Die südchinesische Provinz Yünnan bekommt vom chinesischen Wirschaftswunder bislang wenig mit. In den meisten Dörfern herrscht bittere Armut. Nur die Provinz-Hauptstadt Kunming ist sichtbares Beispiel für den Wirtschaftsboom. Zahllose Wanderarbeiter haben die Stadt in den letzten Jahren in rasantem Tempo hochgezogen. Die Hoffnung der Billiglöhner, vom wirtschaftlichen Aufschwung zu profitieren, hat sich aber kaum erfüllt. Renate Eichmeier berichtet.

    Auf den Märkten in Kunming herrscht quirliges Leben. Fliegende Händler bieten Lychees an oder Melonen. In kleinen Straßenküchen gibt es gefüllte Teigtaschen und andere Köstlichkeiten. Kunming ist die Hauptstadt der südchinesischen Provinz Yunnan. Malerisch liegt die Drei-Millionenstadt umgeben von Bergen auf einem Plateau in 2000 Meter Höhe.

    "Ich denke, es passiert jetzt sehr viel in Kunming. Ich bin vor sechs Jahren hierher gekommen. Damals war es hier staubig und schmutzig und rückständig."

    Die Engländerin Hilary Wheadon arbeitet als Lehrerin in Kunming. Von einer Rückständigkeit ist heute nichts mehr zu merken.

    "Nach meiner Ankunft haben sie Kunming komplett verändert, neu konzipiert. Sie haben die Straßen verbreitert und leider viele der alten Häuser abgerissen. Sie haben das Aussehen von Kunming in nur eineinhalb Jahren total verändert. Wir hatten vier Millionen Arbeiter hier. Und als die Arbeit getan war, wurden alle in die Dörfer zurückgeschickt."

    Die Arbeit für den rasanten Aufbau in China leisten in erster Linie Menschen aus ländlichen Gebieten, die sich als billige Wanderarbeiter verdingen. In der Provinz Yunnan leben gut ein Drittel der 48 Millionen Einwohner als Bauern in kaum vorstellbarer Armut. Die meisten der Bauern sind keine Han-Chinesen, sondern gehören ethnischen Minderheiten an: den Bulang, den Dai, den Naxi und vielen anderen.

    "Über viele Jahrzehnte hat man den Minderheiten keine Aufmerksamkeit geschenkt und sie in die Gebirgsgegenden abgedrängt.
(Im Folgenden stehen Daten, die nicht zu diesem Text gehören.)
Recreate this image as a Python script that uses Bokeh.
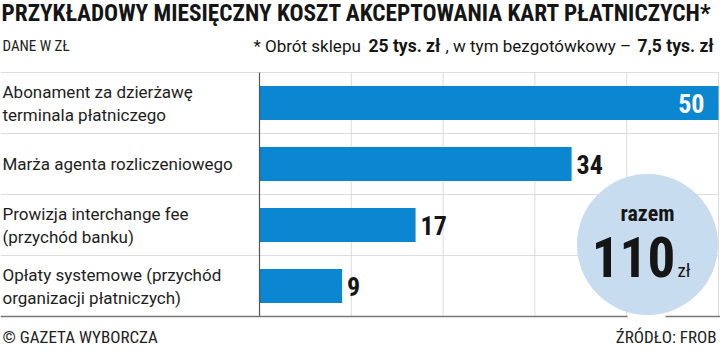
from bokeh.plotting import figure
from bokeh.models import Range1d, ColumnDataSource, Label
from bokeh.core.properties import value
from bokeh.embed import file_html
from bokeh.resources import INLINE

# ---- data ----
categories = [
    "Abonament za dzierżawę\nterminala płatniczego",
    "Marża agenta rozliczeniowego",
    "Prowizja interchange fee\n(przychód banku)",
    "Opłaty systemowe (przychód\norganizacji płatniczych)",
]
values = [50, 34, 17, 9]
grid_ticks = [10, 20, 30, 40, 50]

title = "PRZYKŁADOWY MIESIĘCZNY KOSZT AKCEPTOWANIA KART PŁATNICZYCH*"
unit_note = "DANE W ZŁ"
footnote_parts = [("* Obrót sklepu", "normal"), ("25 tys. zł", "bold"),
                  (", w tym bezgotówkowy –", "normal"), ("7,5 tys. zł", "bold")]
total_label = "razem"
currency = "zł"
copyright_txt = "© GAZETA WYBORCZA"
source_txt = "ŹRÓDŁO: FROB"

COND = "'Roboto Condensed', Roboto, sans-serif"
REG = "Roboto"
BLUE = "#0b86d0"
INK = "#151515"

W, H = 720, 354
X0PX = 259.0          # pixel position of value 0
PXU = 9.18            # pixels per unit
TOP, ROWH = 72.0, 61.0
NROW = len(categories)


def xd(px):
    return (px - X0PX) / PXU


def yd(py):
    return (py - TOP) / ROWH


p = figure(width=W, height=H, output_backend="svg", toolbar_location=None,
           x_range=Range1d(xd(0), xd(W)), y_range=Range1d(yd(H), yd(0)),
           min_border=0, outline_line_color=None)
p.axis.visible = False
p.grid.visible = False

rows = list(range(NROW))
# grid
p.segment(x0=grid_ticks, x1=grid_ticks, y0=[0] * len(grid_ticks), y1=[NROW] * len(grid_ticks),
          line_color="#dcdcdc", line_width=1)
p.segment(x0=[xd(0)] * NROW, x1=[max(values)] * NROW, y0=rows, y1=rows,
          line_color="#dcdcdc", line_width=1)

src = ColumnDataSource(dict(cat=categories, v=values, y=[r + 0.5 for r in rows],
                            lx=[xd(2)] * NROW))
p.hbar(y="y", right="v", left=0, height=0.56, source=src, fill_color=BLUE, line_color=None)

p.segment(x0=[0], x1=[0], y0=[0], y1=[NROW], line_color="#555555", line_width=1.2)

p.text(x="lx", y="y", text="cat", source=src, text_font=value(REG), text_font_size="17px",
       text_color="#1e1e1e", text_baseline="middle", text_align="left", text_line_height=1.15)

vmax = max(values)
inside = ColumnDataSource(dict(v=[v for v in values if v == vmax],
                               y=[r + 0.5 for r, v in zip(rows, values) if v == vmax],
                               t=[str(v) for v in values if v == vmax]))
outside = ColumnDataSource(dict(v=[v for v in values if v != vmax],
                                y=[r + 0.5 for r, v in zip(rows, values) if v != vmax],
                                t=[str(v) for v in values if v != vmax]))
p.text(x="v", y="y", text="t", source=inside, x_offset=-14, text_font=value(COND),
       text_font_style="bold", text_font_size="26px", text_color="white",
       text_align="right", text_baseline="middle")
p.text(x="v", y="y", text="t", source=outside, x_offset=5, text_font=value(COND),
       text_font_style="bold", text_font_size="26px", text_color=INK,
       text_align="left", text_baseline="middle")

# total bubble
p.circle(x=[xd(647)], y=[yd(244)], radius=70.5 / PXU, fill_color="#c8dcf0",
         line_color=None)
# bottom rule, broken by the bubble
p.segment(x0=[xd(0), xd(665)], x1=[xd(627), xd(W)], y0=[NROW, NROW], y1=[NROW, NROW],
          line_color="#777777", line_width=1.5)
p.text(x=[xd(647)], y=[yd(213)], text=[total_label], text_font=value(COND),
       text_font_style="bold", text_font_size="22px", text_color=INK,
       text_align="center", text_baseline="middle")
p.text(x=[xd(633)], y=[yd(256)], text=[str(sum(values))], text_font=value(COND),
       text_font_style="bold", text_font_size="55px", text_color=INK,
       text_align="center", text_baseline="middle")
p.text(x=[xd(677)], y=[yd(270)], text=[currency], text_font=value(COND),
       text_font_size="19px", text_color=INK,
       text_align="left", text_baseline="middle")

# titles and notes
p.add_layout(Label(x=xd(1), y=yd(12), text=title, text_font=COND, text_font_style="bold",
                   text_font_size="23.3px", text_color=INK, text_baseline="middle"))
p.add_layout(Label(x=xd(2), y=yd(45), text=unit_note, text_font=COND,
                   text_font_size="15px", text_color="#222222", text_baseline="middle"))
fx = [253, 368, 445, 637]
for (t, st), xpx in zip(footnote_parts, fx):
    p.add_layout(Label(x=xd(xpx), y=yd(45), text=t, text_font=REG, text_font_style=st,
                       text_font_size="17px" if st == "normal" else "17.5px",
                       text_color=INK, text_baseline="middle"))
p.add_layout(Label(x=xd(2), y=yd(336), text=copyright_txt, text_font=COND,
                   text_font_size="17px", text_color="#222222", text_baseline="middle"))
p.add_layout(Label(x=xd(716), y=yd(336), text=source_txt, text_font=COND,
                   text_font_size="17px", text_color="#222222", text_baseline="middle",
                   text_align="right"))

open("out.html", "w").write(file_html(p, INLINE))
Hier in Yunnan haben wir 25 ethnische Gruppen, 24 Minderheiten und die Han-Chinesen. Die Minderheiten leben am Existenzminimum in den ärmsten Gebirgsregionen. Sie brauchen Schulbildung, um sich in die moderne Gesellschaft zu integrieren. Wir glauben, dass Bildung das wichtigste ist, was wir ihnen geben können, weil sie dann ihre eigene Wahl haben. Wo es keine Bildung gibt, gibt es keine Wahl. Man bleibt, wo man ist."

    "Schulen für Yunnan" heißt das Projekt, das Hilary Wheadon in Zusammenarbeit mit chinesischen Stellen ins Leben gerufen hat. Mit Spenden aus Europa und Nordamerika finanziert sie den Bau von Schulen in den Dörfern. Und durch Stipendien ermöglicht sie Jugendlichen den Besuch weiterführender Schulen in den Städten. Projekte wie dieses sind möglich, seit vor einigen Jahren plötzlich Interesse an den Minderheiten aufkam.

    "Vor fünf, sechs Jahren kam plötzlich großes Interesse an den Minderheiten auf. Und die Regierung hat gesagt: Wir müssen die Minderheiten erhalten, wir müssen ihre Kulturen erhalten und sicherstellen, dass sie nicht verschwinden. Die Regierung hat erkannt, dass es sich um eine Ware handelt, die man touristisch gut verkaufen kann."
    Mit der touristischen Vermarktung der ethnischen Minderheiten sucht die ländlich geprägte Provinz Yunnan Anschluß an das chinesische Wirtschaftswunder.

    "Ich glaube, die Minderheiten haben sich zwar ihre Eigenheit erhalten und sind noch sehr stark. Aber der Tourismus ändert das. Die echten Trachten sieht man nicht mehr. Das ist wirklich traurig. Denn sie sind viel schöner gewesen. Sie haben sie geändert und sie haben sie bunter gemacht. Das kommt alles von der Regierung in Peking oder von der Provinzregierung. Ich weiß nicht, was ich davon halten soll."